Hmm, I thought. And maybe I thought it a little loud, because it then said, ‘Moving to start of document‘.
Then it said, ‘Caps Lock‘.
I wasn’t even talking.
I started to panic, and rapidly closed down all my other applications in case it decided to delete my in-progress assignments with this ouija board bullshit. I started to suspect that the ease of the tutorial sections might have been somewhat contrived.
The program obeyed the random key-presses requested by whatever other spirits inhabit my flat for a while, but in between all this phantom noise I managed to get it to open Firefox to my Google homepage.
I tried to get it to search for ‘Help with speech recognition software‘, but instead it popped up with a tiny text box that I could find no possible way to close using the mousepad, and rapidly filled it in with nonsensical syllables, ‘aa ee a oaa aa…‘ and so on – a bit like the noises I make when I spill hot coffee on my crotch.
It was about this time that my dreams of communicating meaningfully with my laptop finally died, and I resigned myself to having to lean towards it to touch it every so often.
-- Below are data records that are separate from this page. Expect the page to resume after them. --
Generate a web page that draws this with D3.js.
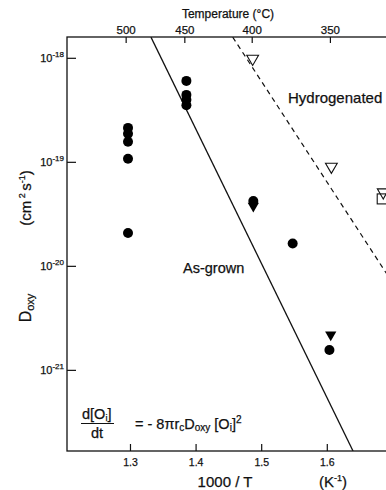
<!DOCTYPE html>
<html>
<head>
<meta charset="utf-8">
<script src="https://cdn.jsdelivr.net/npm/d3@7"></script>
<style>
  html, body { margin: 0; padding: 0; background: #fff; }
  svg { display: block; }
  text { font-family: "Liberation Sans", Arial, Helvetica, sans-serif; fill: #111; stroke: #111; stroke-width: 0.25px; }
</style>
</head>
<body>
<div id="chart"></div>
<script>
// tick labels
const xTicks = [1.3, 1.4, 1.5, 1.6];
const tempTicks = [500, 450, 400, 350];
const yExponents = [-21, -20, -19, -18];

// as-grown, filled circles (1000/T, D)
const circleX = [1.297, 1.297, 1.297, 1.297, 1.297, 1.386, 1.386, 1.386, 1.386, 1.488, 1.548, 1.604];
const circleD = [2.12e-19, 1.86e-19, 1.56e-19, 1.07e-19, 2.07e-20, 6.0e-19, 4.4e-19, 3.95e-19, 3.5e-19, 4.2e-20, 1.64e-20, 1.55e-21];

// filled triangles
const fTriX = [1.488, 1.606];
const fTriD = [3.77e-20, 2.17e-21];

// hydrogenated, open triangles
const oTriX = [1.487, 1.607, 1.686];
const oTriD = [9.8e-19, 9.0e-20, 5.1e-20];

// open square
const sqX = [1.686];
const sqD = [4.4e-20];

// fitted lines
const asGrownLine = [[1.332, 1.58e-18], [1.640, 1.66e-22]];
const hydroLine = [[1.4566, 1.58e-18], [1.70, 6.9e-21]];

const W = 386, H = 490;
const svg = d3.select('#chart').append('svg').attr('width', W).attr('height', H);

const mLeft = 67, mRight = 392.4, mTop = 37, mBottom = 451;
const x = d3.scaleLinear().domain([1.204, 1.7]).range([mLeft, mRight]);
const y = d3.scaleLog().domain([Math.pow(10, -21.78), Math.pow(10, -17.8)]).range([mBottom, mTop]);

svg.append('clipPath').attr('id', 'plot')
  .append('rect').attr('x', mLeft).attr('y', mTop).attr('width', mRight - mLeft).attr('height', mBottom - mTop);

// frame
svg.append('rect')
  .attr('x', mLeft).attr('y', mTop).attr('width', mRight - mLeft).attr('height', mBottom - mTop)
  .attr('fill', 'none').attr('stroke', '#111').attr('stroke-width', 1.3);

// bottom axis
const xAxis = svg.append('g').attr('transform', `translate(0,${mBottom})`)
  .call(d3.axisBottom(x).tickValues(xTicks).tickSize(-7).tickFormat(d3.format('.1f')));
xAxis.select('.domain').remove();
xAxis.selectAll('text').attr('dy', null).attr('y', 15).style('font-size', '10.5px').style('font-family', null);

// top axis, temperature
const topAxis = svg.append('g').attr('transform', `translate(0,${mTop})`)
  .call(d3.axisTop(x).tickValues(tempTicks.map(t => 1000 / (t + 273.15))).tickSize(-6)
    .tickFormat((d, i) => tempTicks[i]));
topAxis.select('.domain').remove();
topAxis.selectAll('text').attr('y', -3).style('font-size', '11.5px').style('font-family', null);

// left axis
const yAxis = svg.append('g').attr('transform', `translate(${mLeft},0)`)
  .call(d3.axisLeft(y).tickValues(yExponents.map(e => Math.pow(10, e))).tickSize(-9).tickFormat(''));
yAxis.select('.domain').remove();
yAxis.selectAll('.tick').each(function (d, i) {
  const t = d3.select(this).append('text')
    .attr('x', -3).attr('y', 4).attr('text-anchor', 'end').style('font-size', '11px');
  t.append('tspan').text('10');
  t.append('tspan').attr('dy', -5).style('font-size', '8px').text(yExponents[i]);
});
svg.selectAll('.tick line').attr('stroke', '#111').attr('stroke-width', 1.2);

// lines
const line = d3.line().x(d => x(d[0])).y(d => y(d[1]));
const lines = svg.append('g').attr('clip-path', 'url(#plot)');
lines.append('path').datum(asGrownLine).attr('d', line)
  .attr('fill', 'none').attr('stroke', '#111').attr('stroke-width', 1.3);
lines.append('path').datum(hydroLine).attr('d', line)
  .attr('fill', 'none').attr('stroke', '#111').attr('stroke-width', 1.2).attr('stroke-dasharray', '5,4');

// markers
const marks = svg.append('g');
const tri = d3.symbol().type(d3.symbolTriangle);
marks.selectAll('.fc').data(circleX).join('circle')
  .attr('cx', d => x(d)).attr('cy', (d, i) => y(circleD[i])).attr('r', 5).attr('fill', '#000');
marks.selectAll('.ft').data(fTriX).join('path')
  .attr('d', tri.size(55)())
  .attr('transform', (d, i) => `translate(${x(d)},${y(fTriD[i])}) rotate(180)`)
  .attr('fill', '#000');
const openMarks = svg.append('g').attr('clip-path', 'url(#plot)');
openMarks.selectAll('.ot').data(oTriX).join('path')
  .attr('d', tri.size(60)())
  .attr('transform', (d, i) => `translate(${x(d)},${y(oTriD[i])}) rotate(180)`)
  .attr('fill', '#fff').attr('stroke', '#111').attr('stroke-width', 1.1);
openMarks.selectAll('.sq').data(sqX).join('rect')
  .attr('x', d => x(d) - 6).attr('y', (d, i) => y(sqD[i]) - 5).attr('width', 12).attr('height', 10)
  .attr('fill', 'none').attr('stroke', '#111').attr('stroke-width', 1.1);

// labels
svg.append('text').attr('x', 228).attr('y', 18).attr('text-anchor', 'middle')
  .style('font-size', '12px').text('Temperature (°C)');
svg.append('text').attr('x', 288).attr('y', 103).style('font-size', '15px').text('Hydrogenated');
svg.append('text').attr('x', 183).attr('y', 273).style('font-size', '14.5px').text('As-grown');

svg.append('text').attr('x', 225).attr('y', 487).attr('text-anchor', 'middle')
  .style('font-size', '15px').text('1000 / T');
const kl = svg.append('text').attr('x', 333).attr('y', 487).attr('text-anchor', 'middle').style('font-size', '15px');
kl.append('tspan').text('(K');
kl.append('tspan').attr('dy', -6).style('font-size', '9px').text('-1');
kl.append('tspan').attr('dy', 6).text(')');

// y label
const yl = svg.append('text').attr('transform', 'translate(31,198) rotate(-90)')
  .attr('text-anchor', 'middle').style('font-size', '15px');
yl.append('tspan').text('(cm');
yl.append('tspan').attr('dy', -6).style('font-size', '9px').text(' 2 ');
yl.append('tspan').attr('dy', 6).text('s');
yl.append('tspan').attr('dy', -6).style('font-size', '9px').text('-1');
yl.append('tspan').attr('dy', 6).text(')');
const dl = svg.append('text').attr('transform', 'translate(31,308) rotate(-90)')
  .attr('text-anchor', 'middle').style('font-size', '16px');
dl.append('tspan').text('D');
dl.append('tspan').attr('dy', 3).style('font-size', '11px').text('oxy');

// equation
const eq = svg.append('g').style('font-size', '14.5px');
const num = eq.append('text').attr('x', 82).attr('y', 419);
num.append('tspan').text('d[O');
num.append('tspan').attr('dy', 2).style('font-size', '9px').text('i');
num.append('tspan').attr('dy', -2).text(']');
eq.append('line').attr('x1', 81).attr('x2', 114).attr('y1', 423.5).attr('y2', 423.5)
  .attr('stroke', '#111').attr('stroke-width', 1.2);
eq.append('text').attr('x', 97).attr('y', 438).attr('text-anchor', 'middle').text('dt');
const rhs = eq.append('text').attr('x', 135).attr('y', 429);
rhs.append('tspan').text('= - 8\u03c0r');
rhs.append('tspan').attr('dy', 2).style('font-size', '10px').text('c');
rhs.append('tspan').attr('dy', -2).text('D');
rhs.append('tspan').attr('dy', 2).style('font-size', '10px').text('oxy');
rhs.append('tspan').attr('dy', -2).text(' [O');
rhs.append('tspan').attr('dy', 2).style('font-size', '10px').text('i');
rhs.append('tspan').attr('dy', -2).text(']');
rhs.append('tspan').attr('dy', -6).style('font-size', '10px').text('2');
</script>
</body>
</html>
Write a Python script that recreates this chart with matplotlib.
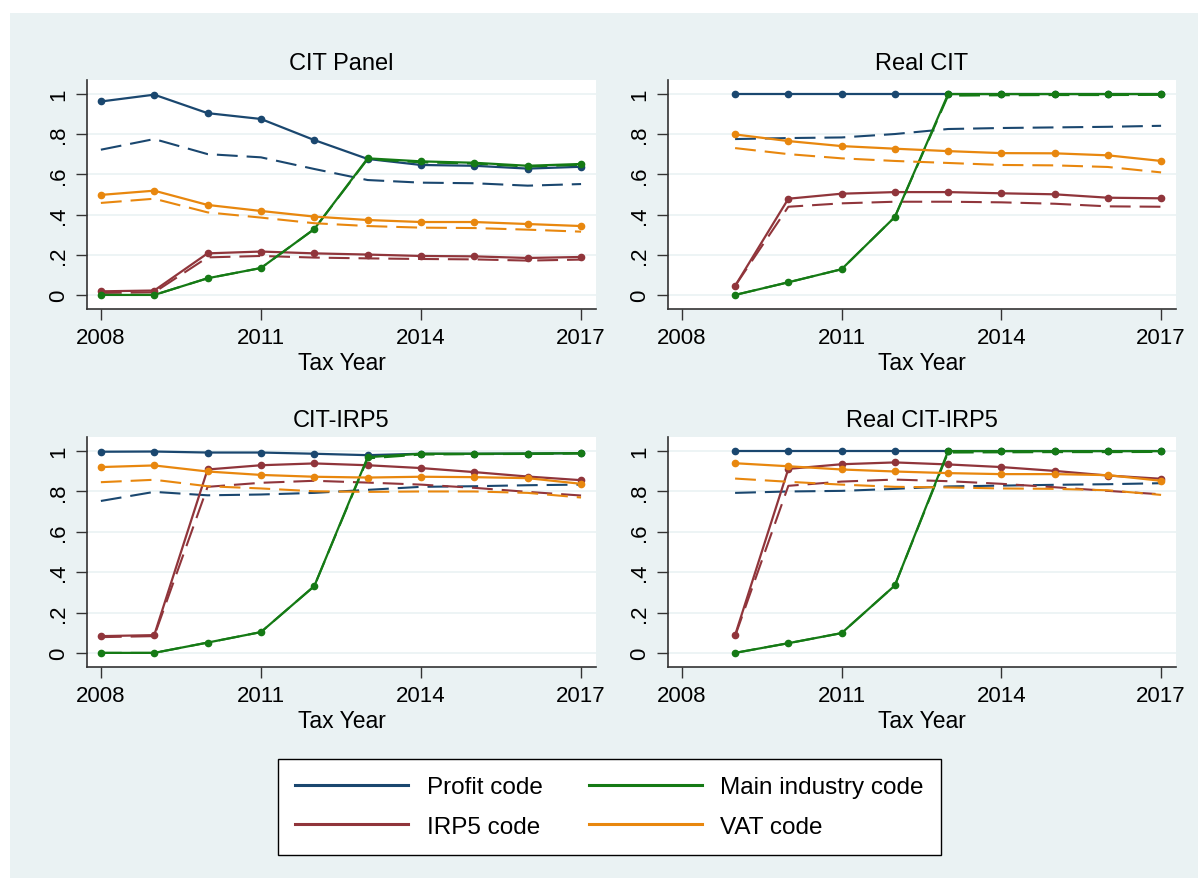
import numpy as np
import matplotlib
matplotlib.use('Agg')
from matplotlib import pyplot as plt
from matplotlib.patches import Rectangle

plt.rcParams['font.family'] = ['Liberation Sans', 'DejaVu Sans']

# colours (Stata s2color-like)
BG = '#EAF2F3'
NAVY = '#1A476F'
MAROON = '#90353B'
GREEN = '#157A15'
ORANGE = '#E8870E'

years = [2008, 2009, 2010, 2011, 2012, 2013, 2014, 2015, 2016, 2017]
years_real = years[1:]

# --- CIT Panel ---
cit_profit = [0.963, 0.997, 0.905, 0.876, 0.771, 0.677, 0.647, 0.643, 0.629, 0.638]
cit_profit_d = [0.723, 0.776, 0.701, 0.685, 0.627, 0.572, 0.559, 0.556, 0.544, 0.552]
cit_irp5 = [0.018, 0.022, 0.207, 0.216, 0.207, 0.201, 0.194, 0.192, 0.184, 0.189]
cit_irp5_d = [0.010, 0.013, 0.187, 0.194, 0.186, 0.182, 0.179, 0.177, 0.171, 0.176]
cit_main = [0.0, 0.0, 0.083, 0.134, 0.328, 0.680, 0.665, 0.658, 0.643, 0.652]
cit_main_d = [0.0, 0.0, 0.083, 0.134, 0.328, 0.676, 0.660, 0.654, 0.639, 0.648]
cit_vat = [0.498, 0.519, 0.448, 0.418, 0.390, 0.373, 0.363, 0.363, 0.353, 0.343]
cit_vat_d = [0.458, 0.479, 0.411, 0.385, 0.357, 0.343, 0.335, 0.333, 0.325, 0.315]

# --- Real CIT (2009-2017) ---
rcit_profit = [1.0, 1.0, 1.0, 1.0, 1.0, 1.0, 1.0, 1.0, 1.0]
rcit_profit_d = [0.776, 0.781, 0.784, 0.801, 0.826, 0.831, 0.834, 0.837, 0.842]
rcit_irp5 = [0.045, 0.479, 0.504, 0.512, 0.512, 0.506, 0.501, 0.484, 0.481]
rcit_irp5_d = [0.045, 0.439, 0.456, 0.464, 0.464, 0.461, 0.454, 0.441, 0.439]
rcit_main = [0.0, 0.063, 0.128, 0.388, 1.0, 1.0, 1.0, 1.0, 1.0]
rcit_main_d = [0.0, 0.063, 0.128, 0.388, 0.992, 0.994, 0.995, 0.995, 0.996]
rcit_vat = [0.799, 0.766, 0.741, 0.728, 0.716, 0.706, 0.705, 0.695, 0.667]
rcit_vat_d = [0.731, 0.701, 0.680, 0.667, 0.657, 0.647, 0.645, 0.637, 0.610]

# --- CIT-IRP5 ---
ci_profit = [0.997, 0.998, 0.993, 0.993, 0.987, 0.980, 0.987, 0.987, 0.988, 0.990]
ci_profit_d = [0.753, 0.798, 0.781, 0.785, 0.793, 0.808, 0.823, 0.826, 0.831, 0.834]
ci_irp5 = [0.083, 0.088, 0.909, 0.930, 0.939, 0.930, 0.916, 0.896, 0.874, 0.856]
ci_irp5_d = [0.078, 0.083, 0.823, 0.843, 0.853, 0.844, 0.834, 0.818, 0.798, 0.780]
ci_main = [0.0, 0.0, 0.051, 0.103, 0.331, 0.970, 0.987, 0.987, 0.988, 0.990]
ci_main_d = [0.0, 0.0, 0.051, 0.103, 0.331, 0.964, 0.983, 0.985, 0.986, 0.988]
ci_vat = [0.921, 0.929, 0.899, 0.882, 0.873, 0.869, 0.873, 0.871, 0.866, 0.838]
ci_vat_d = [0.846, 0.858, 0.826, 0.815, 0.801, 0.798, 0.800, 0.800, 0.793, 0.770]

# --- Real CIT-IRP5 (2009-2017) ---
rci_profit = [1.0, 1.0, 1.0, 1.0, 1.0, 1.0, 1.0, 1.0, 1.0]
rci_profit_d = [0.793, 0.800, 0.803, 0.813, 0.825, 0.829, 0.833, 0.836, 0.841]
rci_irp5 = [0.088, 0.912, 0.935, 0.944, 0.934, 0.921, 0.902, 0.879, 0.863]
rci_irp5_d = [0.083, 0.828, 0.849, 0.859, 0.851, 0.838, 0.821, 0.803, 0.786]
rci_main = [0.0, 0.048, 0.098, 0.334, 1.0, 1.0, 1.0, 1.0, 1.0]
rci_main_d = [0.0, 0.048, 0.098, 0.334, 0.993, 0.994, 0.995, 0.995, 0.996]
rci_vat = [0.940, 0.925, 0.909, 0.899, 0.891, 0.886, 0.886, 0.881, 0.853]
rci_vat_d = [0.864, 0.848, 0.834, 0.823, 0.820, 0.815, 0.813, 0.806, 0.783]

panels = [
    ('CIT Panel', years, [cit_profit, cit_irp5, cit_main, cit_vat],
     [cit_profit_d, cit_irp5_d, cit_main_d, cit_vat_d]),
    ('Real CIT', years_real, [rcit_profit, rcit_irp5, rcit_main, rcit_vat],
     [rcit_profit_d, rcit_irp5_d, rcit_main_d, rcit_vat_d]),
    ('CIT-IRP5', years, [ci_profit, ci_irp5, ci_main, ci_vat],
     [ci_profit_d, ci_irp5_d, ci_main_d, ci_vat_d]),
    ('Real CIT-IRP5', years_real, [rci_profit, rci_irp5, rci_main, rci_vat],
     [rci_profit_d, rci_irp5_d, rci_main_d, rci_vat_d]),
]
labels = ['Profit code', 'IRP5 code', 'Main industry code', 'VAT code']
colors = [NAVY, MAROON, GREEN, ORANGE]

W, H = 1198, 879
fig = plt.figure(figsize=(W / 100, H / 100), dpi=100, facecolor='white')
# Stata graph region (white margin on the top/left edge of the screenshot)
fig.patches.append(Rectangle((10 / W, 0), 1, 1 - 14 / H, transform=fig.transFigure,
                             facecolor=BG, edgecolor='none', zorder=-10))

# axes boxes in pixels: (left, top, right, bottom)
boxes = [(87, 81, 596, 310), (668, 81, 1176, 310),
         (87, 438, 596, 668), (668, 438, 1176, 668)]

handles = None
for (title, xs, solids, dashes), (l, t, r, b) in zip(panels, boxes):
    ax = fig.add_axes([l / W, 1 - b / H, (r - l) / W, (b - t) / H])
    ax.set_facecolor('white')
    hs = []
    for ys, yd, c, lab in zip(solids, dashes, colors, labels):
        ax.plot(xs, yd, color=c, lw=1.5, dashes=(10, 4.3))
        h, = ax.plot(xs, ys, color=c, lw=1.6, marker='o', ms=4.5, label=lab)
        hs.append(h)
    handles = hs
    ax.set_xlim(2007.74, 2017.28)
    ax.set_ylim(-0.07, 1.07)
    ax.set_xticks([2008, 2011, 2014, 2017])
    ax.set_yticks([0, 0.2, 0.4, 0.6, 0.8, 1.0])
    ax.set_yticklabels(['0', '.2', '.4', '.6', '.8', '1'], rotation=90, va='center')
    ax.tick_params(direction='out', length=8, width=1, labelsize=16, colors='#333333',
                   labelcolor='black', pad=5)
    ax.grid(axis='y', color=BG, lw=1.2)
    ax.set_axisbelow(True)
    for s in ['top', 'right']:
        ax.spines[s].set_visible(False)
    for s in ['left', 'bottom']:
        ax.spines[s].set_color('#333333')
        ax.spines[s].set_linewidth(1.2)
    ax.set_title(title, fontsize=17, pad=8)
    ax.set_xlabel('Tax Year', fontsize=16.5, labelpad=2)

leg = fig.legend(handles, labels, ncol=2, loc='center',
                 bbox_to_anchor=(609.5 / W, 1 - 808 / H), fontsize=17.5,
                 handlelength=4.65, handletextpad=0.75, columnspacing=1.9,
                 labelspacing=0.7, borderpad=0.7, frameon=True, fancybox=False,
                 framealpha=1, facecolor='white')
leg.get_frame().set_edgecolor('black')
leg.get_frame().set_linewidth(1.0)
for h in leg.legend_handles:
    h.set_marker('')
    h.set_linewidth(2.2)

fig.savefig('out.png', dpi=100, facecolor='white')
Thus ends my speech-recognition experience, but, because I think it is only fair, I will give you some evidence of this unlikely tale – a final word input safely into a Notepad window by the sponsor of today’s post – Windows Speech Recognition:
Into don’t let that the rule that you are looking for you want on Antarctic the rebound on a England and flew at the and the leading you may have that in the cabinet is and I think there is a metre long archive includes a speech recognition.